What is Chipmusic?

Modern music as we know it today is almost always recorded, stored, and distributed in the form of waveforms of audio. Whether that is a waveform recorded from a microphone, keyboard, or sampled from pre-existing audio recordings, they ultimately all get stored and distributed as a seamless wave of music. They can be stored in a digital format like MP3's and CDs, or in an analog form like the physical grooves on a vinyl record. In either case, it is a recording of audio, that when sent through your audio amplifier, tells your speaker how to move in order to reproduce the song accurately.

However, the NES, and other consoles used to make chipmusic, do not play music in such a way through audio files. In fact, many of these consoles do not have enough memory to even store a full track of audio. Instead they make sounds using an on board sound synthesizer chip. These chips are most commonly a separate chip found on the motherboard dedicated to generating audio like the SID chip in the Commodore 64 and the POKEY chip in the Atari 2600. However, in the case of the NES, the sound generator is built into the CPU chip.
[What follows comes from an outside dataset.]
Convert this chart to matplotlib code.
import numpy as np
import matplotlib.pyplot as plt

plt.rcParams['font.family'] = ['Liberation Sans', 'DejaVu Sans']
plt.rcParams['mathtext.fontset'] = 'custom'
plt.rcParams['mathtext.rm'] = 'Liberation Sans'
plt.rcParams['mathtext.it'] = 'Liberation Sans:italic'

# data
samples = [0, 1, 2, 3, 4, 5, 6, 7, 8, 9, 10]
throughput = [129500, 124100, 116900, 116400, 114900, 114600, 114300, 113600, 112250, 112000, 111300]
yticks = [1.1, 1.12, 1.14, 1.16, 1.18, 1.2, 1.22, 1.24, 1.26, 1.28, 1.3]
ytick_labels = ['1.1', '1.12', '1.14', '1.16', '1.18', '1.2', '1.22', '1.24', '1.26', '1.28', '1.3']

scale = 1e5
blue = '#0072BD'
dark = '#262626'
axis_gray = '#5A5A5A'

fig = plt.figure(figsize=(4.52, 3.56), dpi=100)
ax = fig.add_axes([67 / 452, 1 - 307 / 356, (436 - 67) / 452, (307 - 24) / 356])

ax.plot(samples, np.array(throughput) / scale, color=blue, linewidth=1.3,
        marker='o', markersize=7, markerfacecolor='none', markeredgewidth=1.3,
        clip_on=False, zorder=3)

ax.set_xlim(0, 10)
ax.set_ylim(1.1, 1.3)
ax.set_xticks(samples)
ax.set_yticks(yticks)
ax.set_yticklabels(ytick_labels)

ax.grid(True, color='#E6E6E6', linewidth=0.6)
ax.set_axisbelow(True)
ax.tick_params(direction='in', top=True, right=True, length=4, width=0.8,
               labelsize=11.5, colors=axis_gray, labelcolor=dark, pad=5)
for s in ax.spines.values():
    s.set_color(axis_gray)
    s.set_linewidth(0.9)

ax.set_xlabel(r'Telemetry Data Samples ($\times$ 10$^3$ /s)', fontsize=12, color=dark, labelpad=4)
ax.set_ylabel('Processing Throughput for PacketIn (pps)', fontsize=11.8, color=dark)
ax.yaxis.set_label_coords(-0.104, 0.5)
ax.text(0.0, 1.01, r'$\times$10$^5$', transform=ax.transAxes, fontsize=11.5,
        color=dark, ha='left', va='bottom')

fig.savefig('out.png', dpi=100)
This synthesizer is very limited in the types of sounds its able to generate and on how many notes it is capable of playing at a time. Most of the time early computers and video game consoles could only make primitive beeps for simple melodies and white noise for sound effects in early video games. This is what gave old video game music it's distinctive sound.
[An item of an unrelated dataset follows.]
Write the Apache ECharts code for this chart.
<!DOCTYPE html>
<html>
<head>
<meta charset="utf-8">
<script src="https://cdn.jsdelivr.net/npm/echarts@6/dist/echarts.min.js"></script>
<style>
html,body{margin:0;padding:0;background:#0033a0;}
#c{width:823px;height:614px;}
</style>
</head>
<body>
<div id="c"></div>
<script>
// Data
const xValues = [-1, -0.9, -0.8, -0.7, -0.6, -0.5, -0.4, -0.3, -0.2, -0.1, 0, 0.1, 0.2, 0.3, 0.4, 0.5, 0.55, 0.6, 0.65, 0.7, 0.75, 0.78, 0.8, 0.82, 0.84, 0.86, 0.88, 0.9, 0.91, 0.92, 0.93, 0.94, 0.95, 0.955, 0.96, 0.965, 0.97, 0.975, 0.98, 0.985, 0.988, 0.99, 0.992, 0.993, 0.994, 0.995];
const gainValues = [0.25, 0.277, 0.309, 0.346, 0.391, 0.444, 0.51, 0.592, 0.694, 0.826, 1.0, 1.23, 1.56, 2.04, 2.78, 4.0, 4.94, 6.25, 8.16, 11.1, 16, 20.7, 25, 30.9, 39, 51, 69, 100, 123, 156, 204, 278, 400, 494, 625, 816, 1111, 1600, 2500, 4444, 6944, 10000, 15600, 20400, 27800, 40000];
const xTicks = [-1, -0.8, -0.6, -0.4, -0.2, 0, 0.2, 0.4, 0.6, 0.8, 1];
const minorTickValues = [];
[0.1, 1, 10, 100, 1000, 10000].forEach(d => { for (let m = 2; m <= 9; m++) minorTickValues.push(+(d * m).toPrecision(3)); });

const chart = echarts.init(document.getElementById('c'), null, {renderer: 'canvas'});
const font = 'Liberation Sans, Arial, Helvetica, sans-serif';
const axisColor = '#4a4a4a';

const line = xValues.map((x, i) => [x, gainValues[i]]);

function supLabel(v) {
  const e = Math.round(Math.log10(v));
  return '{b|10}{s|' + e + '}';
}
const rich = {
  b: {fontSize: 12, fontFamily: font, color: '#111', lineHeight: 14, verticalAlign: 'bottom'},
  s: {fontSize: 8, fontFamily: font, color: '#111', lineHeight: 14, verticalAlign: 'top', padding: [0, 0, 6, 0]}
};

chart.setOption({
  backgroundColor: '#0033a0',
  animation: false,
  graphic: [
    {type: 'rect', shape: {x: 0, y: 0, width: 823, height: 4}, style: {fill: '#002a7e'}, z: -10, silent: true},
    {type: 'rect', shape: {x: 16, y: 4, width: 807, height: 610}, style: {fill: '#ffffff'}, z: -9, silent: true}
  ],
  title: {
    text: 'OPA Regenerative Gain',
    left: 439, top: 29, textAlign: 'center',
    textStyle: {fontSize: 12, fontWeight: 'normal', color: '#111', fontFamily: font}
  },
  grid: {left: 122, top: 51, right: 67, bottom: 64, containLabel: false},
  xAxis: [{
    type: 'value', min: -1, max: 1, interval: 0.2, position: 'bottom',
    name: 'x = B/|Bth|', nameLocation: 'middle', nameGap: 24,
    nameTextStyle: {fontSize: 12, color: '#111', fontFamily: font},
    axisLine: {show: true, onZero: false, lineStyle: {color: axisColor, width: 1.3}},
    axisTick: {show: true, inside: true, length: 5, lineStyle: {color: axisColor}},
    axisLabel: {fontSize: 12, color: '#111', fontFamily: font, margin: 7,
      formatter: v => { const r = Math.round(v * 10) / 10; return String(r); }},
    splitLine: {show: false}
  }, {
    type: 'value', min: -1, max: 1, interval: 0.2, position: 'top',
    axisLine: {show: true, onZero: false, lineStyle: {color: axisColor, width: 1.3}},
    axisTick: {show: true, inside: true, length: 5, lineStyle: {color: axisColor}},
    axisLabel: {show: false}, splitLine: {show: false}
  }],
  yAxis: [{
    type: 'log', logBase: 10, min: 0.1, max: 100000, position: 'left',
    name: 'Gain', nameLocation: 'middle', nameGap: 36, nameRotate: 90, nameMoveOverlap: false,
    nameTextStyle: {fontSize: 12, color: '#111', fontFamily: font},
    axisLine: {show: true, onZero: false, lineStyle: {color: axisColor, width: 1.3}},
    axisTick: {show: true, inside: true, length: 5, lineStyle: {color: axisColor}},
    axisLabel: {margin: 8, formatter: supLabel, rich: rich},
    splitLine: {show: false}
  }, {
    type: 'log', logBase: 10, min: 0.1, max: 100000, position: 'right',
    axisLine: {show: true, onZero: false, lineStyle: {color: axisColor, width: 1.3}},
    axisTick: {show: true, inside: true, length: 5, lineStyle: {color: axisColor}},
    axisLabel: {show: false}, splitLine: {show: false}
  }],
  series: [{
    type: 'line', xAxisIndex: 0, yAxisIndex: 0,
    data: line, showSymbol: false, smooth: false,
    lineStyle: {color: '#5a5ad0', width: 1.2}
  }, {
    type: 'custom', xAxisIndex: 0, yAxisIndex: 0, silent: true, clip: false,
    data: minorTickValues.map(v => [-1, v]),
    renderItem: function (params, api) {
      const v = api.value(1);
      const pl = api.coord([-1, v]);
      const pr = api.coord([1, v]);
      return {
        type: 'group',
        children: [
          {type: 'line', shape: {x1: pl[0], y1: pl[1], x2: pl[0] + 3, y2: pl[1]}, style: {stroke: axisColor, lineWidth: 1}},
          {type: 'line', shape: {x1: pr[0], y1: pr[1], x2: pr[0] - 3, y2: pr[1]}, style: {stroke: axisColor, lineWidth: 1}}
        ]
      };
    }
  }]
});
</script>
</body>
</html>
In order to create music with these chips, game programmers or chipmusicians create a set of instructions that the console can understand. If you are familiar with MIDI, it is exactly the same concept. This instruction set tells the sound chip what pitches it should play, how long the notes play for, and how loud to play them. This set of instructions can be thought of as almost like a piece of sheet music, the sound chip can be imagined to be a very basic keyboard, and the NES can be thought of as a performer that reads this sheet of musical instructions, and plays the song for you in real time using the limited capabilities of it's on-board sound chip.

This is what sets chipmusic apart from other mediums of music, and it's also what I find the most charming about chipmusic. Furthermore, I personally believe that the best way to listen to chipmusic is on the actual hardware itself. This is an important reason behind my decision to make this a physical cartridge release.